The deaths, on the same day this past July, of the Reverend C.T. Vivian and U.S. Representative John Lewis remind us that many of the leaders of past struggles for civil rights are passing away, just as a new generation of activists is reinvigorating these movements. Two new books bring this alive in a powerful and accessible way.
In W.E.B. Du Bois: The Lost and the Found, a new monograph for the Polity series “Black Lives,” Elvira Basevich, a poet and assistant professor of philosophy at the University of Massachusetts, Lowell, puts the early twentieth-century writing of Du Bois in the context of twenty-first-century anti-racist work.
Sociologist and civil rights activist William Edward Burghardt Du Bois published his classic work, The Souls of Black Folk, more than a century ago. In a combination of analysis, storytelling, autobiography, and gospel song, Du Bois sought to address what he saw as the crucial issue of the time: “the color line.”

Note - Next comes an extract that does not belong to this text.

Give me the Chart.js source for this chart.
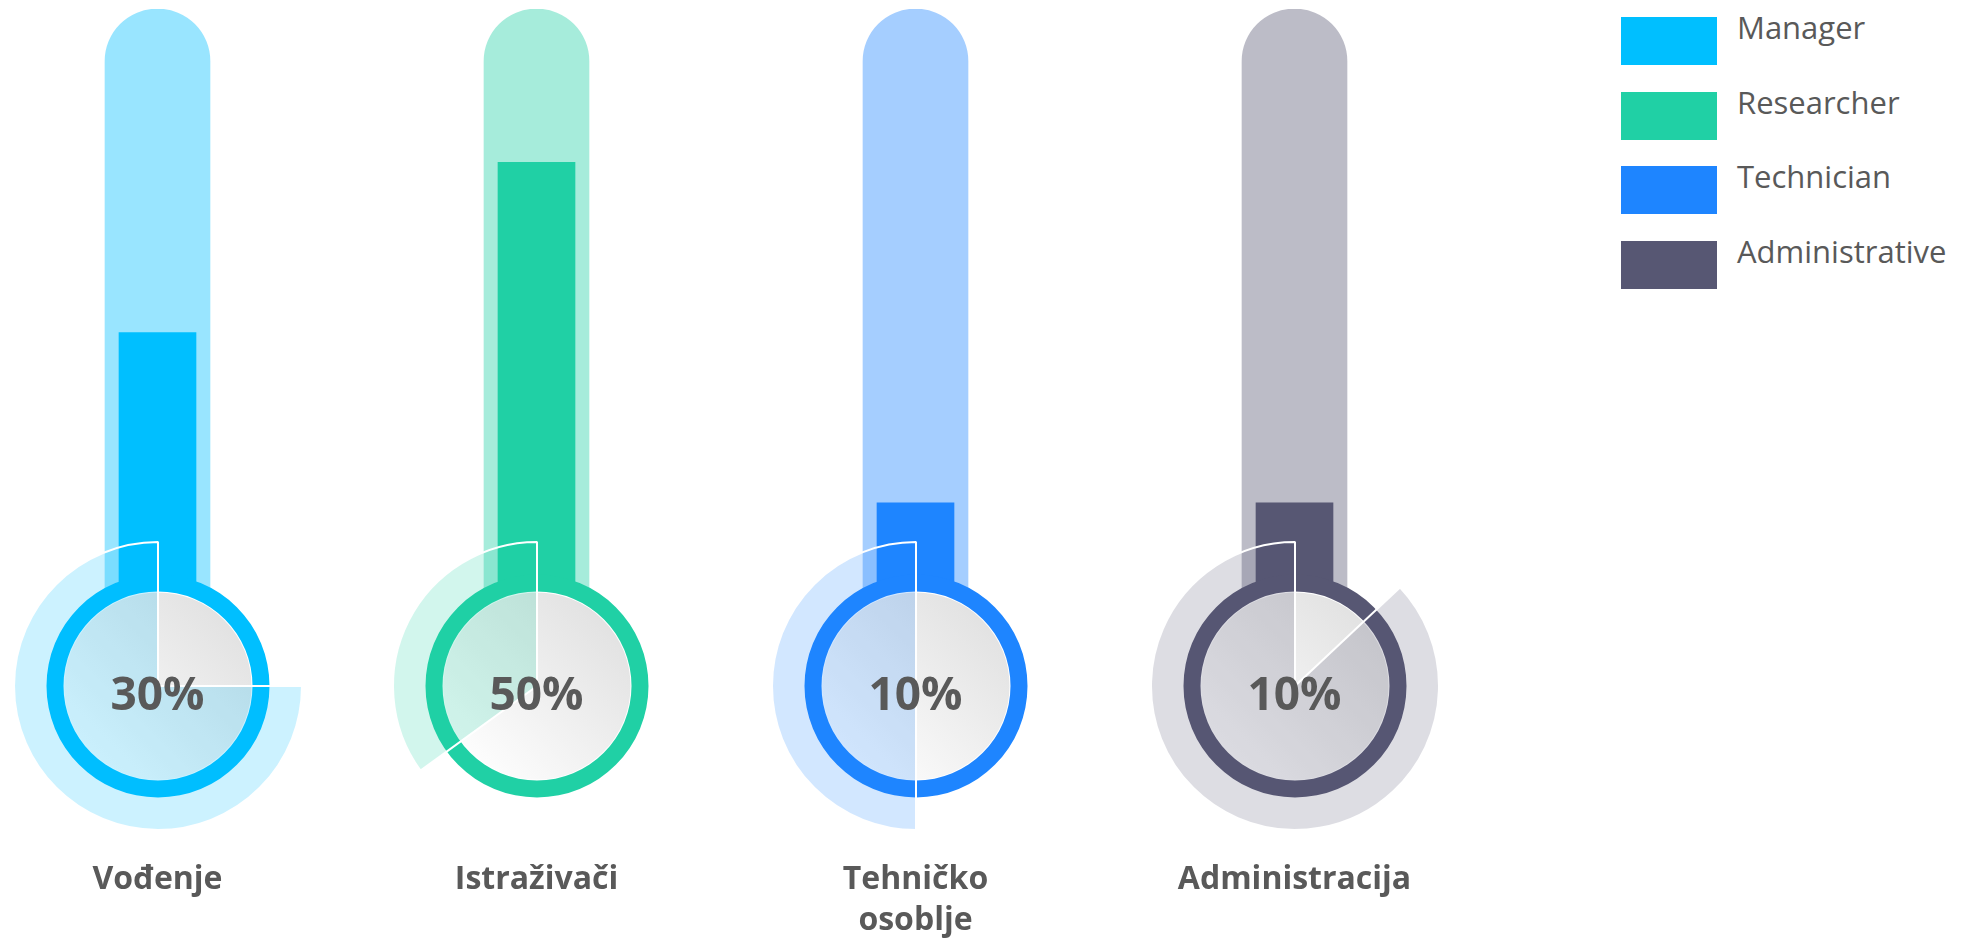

As Basevich writes, “Against this flood of ignorance, as a young journalist and social scientist, Du Bois set to work to find a meaningful way to talk about racial differences that was both scientifically objective and that empowered vulnerable racial groups.”
Du Bois, Basevich explains, “charted the historical legacy of slavery in the twentieth century and identified key goals for future social justice movements.”
Du Bois built his model of leadership around the ideal of “direct community engagement and representation.”
He “remained absorbed with the same recurring questions that defined his storied life: How can the promise of a brighter future be delivered to African and Afro-descendant peoples?”
Similarly, Julian Bond’s Time to Teach: A History of the Southern Civil Rights Movement, a new collection of the legendary activist and educator’s writing, carefully compiled from Bond’s lecture notes and lightly edited for publication by Jeanne Theoharis and Bond’s widow, Pamela Sue Horowitz, brings the wealth of his movement experience to the young leaders of today.
Horace Julian Bond died on August 15, 2015, seven months after his seventy-fifth birthday. He helped found the Student Nonviolent Coordinating Committee in 1960, participated in the 1963 March on Washington for Jobs and Freedom, and became one of a group of African Americans elected to the Georgia State Legislature in 1965 following the passage of the Voting Rights Act.
Equally important were Bond’s more than twenty years as an educator at several universities. Following Bond’s death, Theoharis, a professor of political science at the City University of New York’s Brooklyn College and a former student of Bond’s at Harvard University, wrote that he taught her that “freedom movements don’t just happen, they are made—and not by charismatic leaders, but by everyday people possessing great courage.”
As Theoharis points out in her introduction: “Across the political spectrum, many have held up the civil rights movement to critique and chastise Black Lives Matter. These framings misrepresent the movements BLM activists are building across the country . . . . Calling out these myths, as Professor Bond would insist, is more than setting the historical record straight.”
Bond also saw many of the roots of the 1950s and 1960s civil rights movement in the work of Du Bois, as he told his students, “We think of racism in terms of individual behavior and individual actions, but it is a complex set of societal actions and attitudes.”
This century-old understanding of the impact of racism on both white and Black communities is essential to our understanding of racial injustice today. It is teachers like Du Bois and Bond that give us the tools to dismantle those injustices and build a new future.